The Mornington Peninsula is one of my favourite parts of Victoria to visit with its stunning coastal vistas from all directions, rich bushland, and, oh yeah, some proper speed limits.
With many of its roads allowing you to really put the hammer down in a straight line and hit triple digits – the road between Flinders and Cape Schanck is a great example as there’s a couple of nice corners thrown in-between the straights – it seemed like the perfect place to head while I was over there a few weeks ago to put the stunning Chevrolet Camaro ZL1 through it’s paces.
Having 477kW and 881Nm at my disposal, a run around the Mornington Peninsula was the perfect place to finally explore the realms of its upper rev range as I finally escaped Melbourne traffic, and certainly, on some of the lovely smooth and straight bits of tarmac, I was able to let it do what a muscle car does best.
- Read more: 2019 Chevrolet Camaro ZL1 Review
But while the drive around the southern end of the peninsula was great, it wasn’t really worthy of an Essential Drives article. There was one road near Mornington, however, that was worth shouting about here and that’s Arthurs Seat Road.
If you like tight hairpins and brilliant views, this will be the road for you, and as a big fan of both things (surprise, surprise) I can certainly attest to that.
While the entire Arthurs Seat Loop is around 20km in total and a lovely drive throughout with most of it consisting of a nice relaxing scenic cruise, its the initial uphill climb – or downhill ascent, depending on which way you’re heading – by the cable car base station that is what makes this drive worth writing about.
A string of 10 fabulous hairpin bends lay in quick succession – the whole run will take just a minute or two, although you’ll want to go up and down again and again as I did – which on the uphill will allow you to really push your cars handling package to its limits due to the sharply-cambered nature of most of the bends, while heading downhill allows you to see out over the bay at Port Phillip.
Well, at least it does in theory. Although the photo on the left below taken from the Mornington Peninsula tourism website shows such a stunning view – coincidentally with a Chev in shot, too – the image on the right is what I saw.

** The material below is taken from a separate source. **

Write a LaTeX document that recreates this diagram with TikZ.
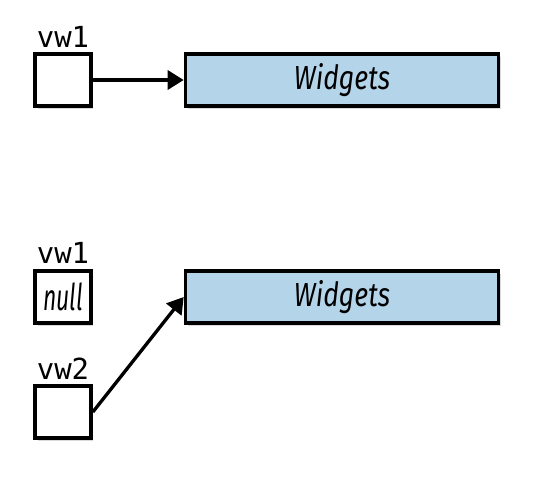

That’s right – Melbourne weather hit hard. Although it had been a cloudy but fairly dry day earlier while having a stunning lunch at Portsea, and there’s been two bright and sunny days before it, the heavens opened the second I hit this stretch of road I’d planned on photographing. With my flight home booked for the following day, there were no repeats here, so what I saw was what I got. That is to say, a vague idea of just how brilliant a view it would have been, but with a haze of fog making it appear like a 144p YouTube video in real life.
The weather wasn’t just a problem for photos though, as it was also a problem given the car I was driving. With 640 imperial horsepower at my right foot’s disposal, all of which was going to the rear wheels alone, calling the Camaro a handful on such a road in such conditions would be an understatement.
Although the speed limit was set at only 60km/h on this stretch, I was barely able to do it as the Camaro wanted to spin all its power away with even the lightest brush of my foot against the throttle. Although I was able to get the impression that it would have been brilliant through these tight bends in the dry as its lateral grip was excellent and its steering was tight and direct, it was still about the worst possible car to be in given the conditions of the day. A shame, then, since it looked rather good powering up and down this brilliant road.
If I was to drive it again, something like a hot hatch or anything with all-wheel drive is what I’d rather go for as such tight corners would probably play into the hands of something with a shorter wheelbase better than it did the oversteer-y Chev.
But even in such an inappropriate car for the weather that did its best to try and spoil the view, this road was still an absolute blast to drive. Its tight banked corners and the awesome views – even if they were dulled by a haze of fog – make it worth going slightly out of your way for a few minutes if you’re in this part of the world. Especially so if the sun is shining.